Directive:
Starting at the first line of the listing below, repeat each line exactly until the line containing "(d2) circle (2.5pt);", which you include. Leave out pictures.

━━━━━━━━━━

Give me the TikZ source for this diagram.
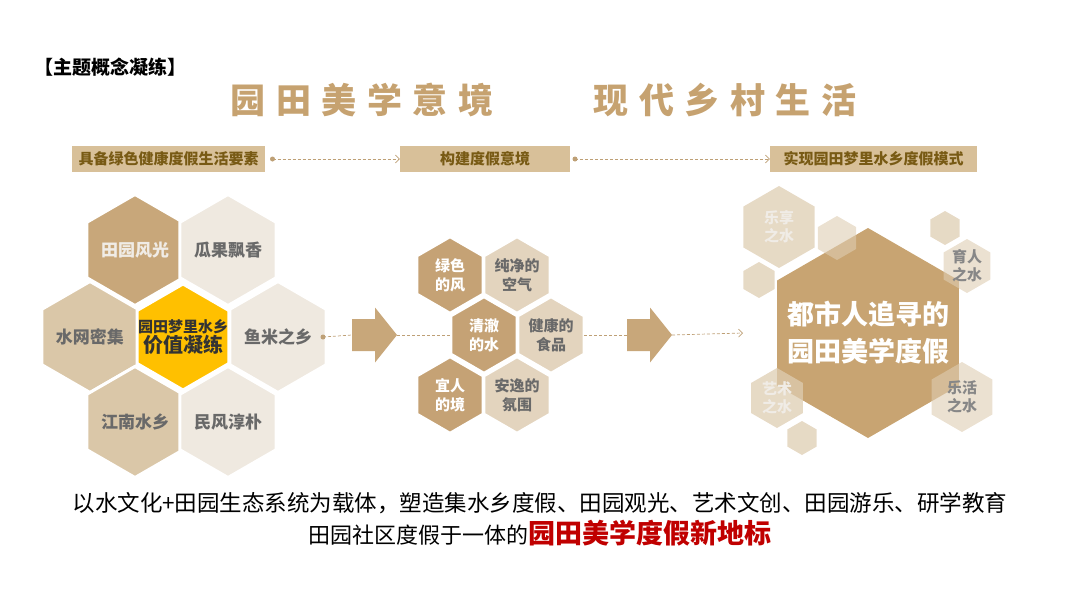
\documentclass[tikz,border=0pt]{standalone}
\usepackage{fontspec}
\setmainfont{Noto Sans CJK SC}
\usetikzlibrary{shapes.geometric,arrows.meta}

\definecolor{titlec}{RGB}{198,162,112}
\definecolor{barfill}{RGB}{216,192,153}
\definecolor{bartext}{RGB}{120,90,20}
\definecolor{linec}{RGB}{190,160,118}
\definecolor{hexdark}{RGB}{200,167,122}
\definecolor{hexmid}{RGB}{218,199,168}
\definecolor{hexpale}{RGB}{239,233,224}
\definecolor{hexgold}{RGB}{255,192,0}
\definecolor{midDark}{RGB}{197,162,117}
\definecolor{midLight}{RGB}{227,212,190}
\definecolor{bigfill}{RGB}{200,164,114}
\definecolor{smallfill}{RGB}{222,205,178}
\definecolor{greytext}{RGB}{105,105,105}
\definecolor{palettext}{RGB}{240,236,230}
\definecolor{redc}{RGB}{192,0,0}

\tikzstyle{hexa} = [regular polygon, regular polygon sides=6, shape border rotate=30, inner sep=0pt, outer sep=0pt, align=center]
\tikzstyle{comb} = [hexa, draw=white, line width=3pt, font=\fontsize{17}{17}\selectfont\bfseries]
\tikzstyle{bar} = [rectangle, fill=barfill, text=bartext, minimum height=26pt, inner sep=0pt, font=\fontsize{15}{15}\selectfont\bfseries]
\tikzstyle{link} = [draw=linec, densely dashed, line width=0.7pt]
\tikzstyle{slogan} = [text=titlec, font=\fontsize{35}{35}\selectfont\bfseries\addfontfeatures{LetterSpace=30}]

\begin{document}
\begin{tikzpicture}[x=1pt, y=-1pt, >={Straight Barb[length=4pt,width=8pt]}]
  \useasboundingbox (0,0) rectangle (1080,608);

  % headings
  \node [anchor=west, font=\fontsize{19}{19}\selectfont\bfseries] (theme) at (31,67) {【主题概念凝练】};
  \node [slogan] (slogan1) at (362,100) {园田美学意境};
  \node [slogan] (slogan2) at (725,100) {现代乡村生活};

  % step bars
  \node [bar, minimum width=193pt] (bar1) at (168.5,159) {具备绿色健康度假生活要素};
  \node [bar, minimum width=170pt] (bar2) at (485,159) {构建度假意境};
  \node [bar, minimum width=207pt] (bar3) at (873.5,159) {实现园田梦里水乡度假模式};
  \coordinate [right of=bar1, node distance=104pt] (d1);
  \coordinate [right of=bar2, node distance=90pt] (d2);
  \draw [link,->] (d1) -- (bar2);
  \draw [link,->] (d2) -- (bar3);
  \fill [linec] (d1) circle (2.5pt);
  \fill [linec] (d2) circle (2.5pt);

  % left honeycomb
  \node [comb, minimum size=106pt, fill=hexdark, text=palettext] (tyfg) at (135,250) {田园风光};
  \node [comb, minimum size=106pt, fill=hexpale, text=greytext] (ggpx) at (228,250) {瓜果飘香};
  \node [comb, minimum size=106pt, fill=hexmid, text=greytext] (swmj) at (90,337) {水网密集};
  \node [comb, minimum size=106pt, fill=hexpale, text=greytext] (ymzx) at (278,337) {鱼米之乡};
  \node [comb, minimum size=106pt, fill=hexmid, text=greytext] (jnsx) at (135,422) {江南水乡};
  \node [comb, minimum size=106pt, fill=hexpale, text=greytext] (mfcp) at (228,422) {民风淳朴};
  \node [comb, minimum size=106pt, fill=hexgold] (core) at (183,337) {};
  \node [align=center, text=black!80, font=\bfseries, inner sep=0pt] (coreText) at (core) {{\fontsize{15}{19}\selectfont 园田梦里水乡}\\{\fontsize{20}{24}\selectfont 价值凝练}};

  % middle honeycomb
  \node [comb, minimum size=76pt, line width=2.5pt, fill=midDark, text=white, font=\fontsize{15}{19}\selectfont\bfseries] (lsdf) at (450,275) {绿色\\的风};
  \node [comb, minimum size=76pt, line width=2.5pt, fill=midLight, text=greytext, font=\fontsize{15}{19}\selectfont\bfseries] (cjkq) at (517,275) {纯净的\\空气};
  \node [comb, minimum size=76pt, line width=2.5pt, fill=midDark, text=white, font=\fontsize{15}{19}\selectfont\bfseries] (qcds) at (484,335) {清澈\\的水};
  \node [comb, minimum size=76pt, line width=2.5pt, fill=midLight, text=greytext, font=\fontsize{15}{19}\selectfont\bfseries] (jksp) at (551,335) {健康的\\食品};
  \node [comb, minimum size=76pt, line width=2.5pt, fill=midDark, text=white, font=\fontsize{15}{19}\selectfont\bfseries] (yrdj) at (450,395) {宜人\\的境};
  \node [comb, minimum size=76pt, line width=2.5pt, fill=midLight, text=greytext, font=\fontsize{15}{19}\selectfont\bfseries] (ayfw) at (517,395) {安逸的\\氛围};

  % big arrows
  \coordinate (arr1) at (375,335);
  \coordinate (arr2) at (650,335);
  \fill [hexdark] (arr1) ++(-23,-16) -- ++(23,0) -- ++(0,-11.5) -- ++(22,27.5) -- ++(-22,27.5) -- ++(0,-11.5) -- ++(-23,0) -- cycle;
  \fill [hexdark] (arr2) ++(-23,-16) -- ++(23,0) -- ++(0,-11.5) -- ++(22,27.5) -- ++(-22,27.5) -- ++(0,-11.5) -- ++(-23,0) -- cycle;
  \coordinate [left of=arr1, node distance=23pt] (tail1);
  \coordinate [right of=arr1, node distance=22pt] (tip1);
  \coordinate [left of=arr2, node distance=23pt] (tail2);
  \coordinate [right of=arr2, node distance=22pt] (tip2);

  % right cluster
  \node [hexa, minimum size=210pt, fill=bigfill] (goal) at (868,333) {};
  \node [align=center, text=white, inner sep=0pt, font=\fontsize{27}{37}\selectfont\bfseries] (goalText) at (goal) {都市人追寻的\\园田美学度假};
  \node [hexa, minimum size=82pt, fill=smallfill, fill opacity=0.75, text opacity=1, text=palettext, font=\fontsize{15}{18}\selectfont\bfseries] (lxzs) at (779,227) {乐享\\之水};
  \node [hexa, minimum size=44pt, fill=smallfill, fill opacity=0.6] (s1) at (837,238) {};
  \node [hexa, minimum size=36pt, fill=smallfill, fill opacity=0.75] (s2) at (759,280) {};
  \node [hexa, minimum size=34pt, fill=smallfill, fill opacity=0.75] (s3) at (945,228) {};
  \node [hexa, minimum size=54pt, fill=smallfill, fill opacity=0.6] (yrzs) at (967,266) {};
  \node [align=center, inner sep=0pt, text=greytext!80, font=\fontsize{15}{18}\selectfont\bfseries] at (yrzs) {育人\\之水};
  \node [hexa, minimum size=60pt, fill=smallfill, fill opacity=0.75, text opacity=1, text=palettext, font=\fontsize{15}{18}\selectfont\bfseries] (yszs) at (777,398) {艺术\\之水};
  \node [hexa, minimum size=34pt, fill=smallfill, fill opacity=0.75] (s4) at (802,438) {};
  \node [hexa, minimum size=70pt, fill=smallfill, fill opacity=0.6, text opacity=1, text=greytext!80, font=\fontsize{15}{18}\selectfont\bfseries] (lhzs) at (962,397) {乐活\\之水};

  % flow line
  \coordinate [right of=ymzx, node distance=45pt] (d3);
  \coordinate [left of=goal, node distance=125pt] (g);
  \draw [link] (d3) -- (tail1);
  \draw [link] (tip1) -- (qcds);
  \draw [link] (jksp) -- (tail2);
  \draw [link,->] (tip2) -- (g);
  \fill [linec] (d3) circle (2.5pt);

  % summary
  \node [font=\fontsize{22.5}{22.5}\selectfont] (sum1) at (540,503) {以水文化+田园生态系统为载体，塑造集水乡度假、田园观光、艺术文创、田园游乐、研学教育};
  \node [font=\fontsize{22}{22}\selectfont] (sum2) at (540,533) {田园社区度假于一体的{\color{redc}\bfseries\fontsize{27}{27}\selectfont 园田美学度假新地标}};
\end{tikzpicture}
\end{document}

━━━━━━━━━━

Result of the task:
Give me the TikZ source for this diagram.
\documentclass[tikz,border=0pt]{standalone}
\usepackage{fontspec}
\setmainfont{Noto Sans CJK SC}
\usetikzlibrary{shapes.geometric,arrows.meta}

\definecolor{titlec}{RGB}{198,162,112}
\definecolor{barfill}{RGB}{216,192,153}
\definecolor{bartext}{RGB}{120,90,20}
\definecolor{linec}{RGB}{190,160,118}
\definecolor{hexdark}{RGB}{200,167,122}
\definecolor{hexmid}{RGB}{218,199,168}
\definecolor{hexpale}{RGB}{239,233,224}
\definecolor{hexgold}{RGB}{255,192,0}
\definecolor{midDark}{RGB}{197,162,117}
\definecolor{midLight}{RGB}{227,212,190}
\definecolor{bigfill}{RGB}{200,164,114}
\definecolor{smallfill}{RGB}{222,205,178}
\definecolor{greytext}{RGB}{105,105,105}
\definecolor{palettext}{RGB}{240,236,230}
\definecolor{redc}{RGB}{192,0,0}

\tikzstyle{hexa} = [regular polygon, regular polygon sides=6, shape border rotate=30, inner sep=0pt, outer sep=0pt, align=center]
\tikzstyle{comb} = [hexa, draw=white, line width=3pt, font=\fontsize{17}{17}\selectfont\bfseries]
\tikzstyle{bar} = [rectangle, fill=barfill, text=bartext, minimum height=26pt, inner sep=0pt, font=\fontsize{15}{15}\selectfont\bfseries]
\tikzstyle{link} = [draw=linec, densely dashed, line width=0.7pt]
\tikzstyle{slogan} = [text=titlec, font=\fontsize{35}{35}\selectfont\bfseries\addfontfeatures{LetterSpace=30}]

\begin{document}
\begin{tikzpicture}[x=1pt, y=-1pt, >={Straight Barb[length=4pt,width=8pt]}]
  \useasboundingbox (0,0) rectangle (1080,608);

  % headings
  \node [anchor=west, font=\fontsize{19}{19}\selectfont\bfseries] (theme) at (31,67) {【主题概念凝练】};
  \node [slogan] (slogan1) at (362,100) {园田美学意境};
  \node [slogan] (slogan2) at (725,100) {现代乡村生活};

  % step bars
  \node [bar, minimum width=193pt] (bar1) at (168.5,159) {具备绿色健康度假生活要素};
  \node [bar, minimum width=170pt] (bar2) at (485,159) {构建度假意境};
  \node [bar, minimum width=207pt] (bar3) at (873.5,159) {实现园田梦里水乡度假模式};
  \coordinate [right of=bar1, node distance=104pt] (d1);
  \coordinate [right of=bar2, node distance=90pt] (d2);
  \draw [link,->] (d1) -- (bar2);
  \draw [link,->] (d2) -- (bar3);
  \fill [linec] (d1) circle (2.5pt);
  \fill [linec] (d2) circle (2.5pt);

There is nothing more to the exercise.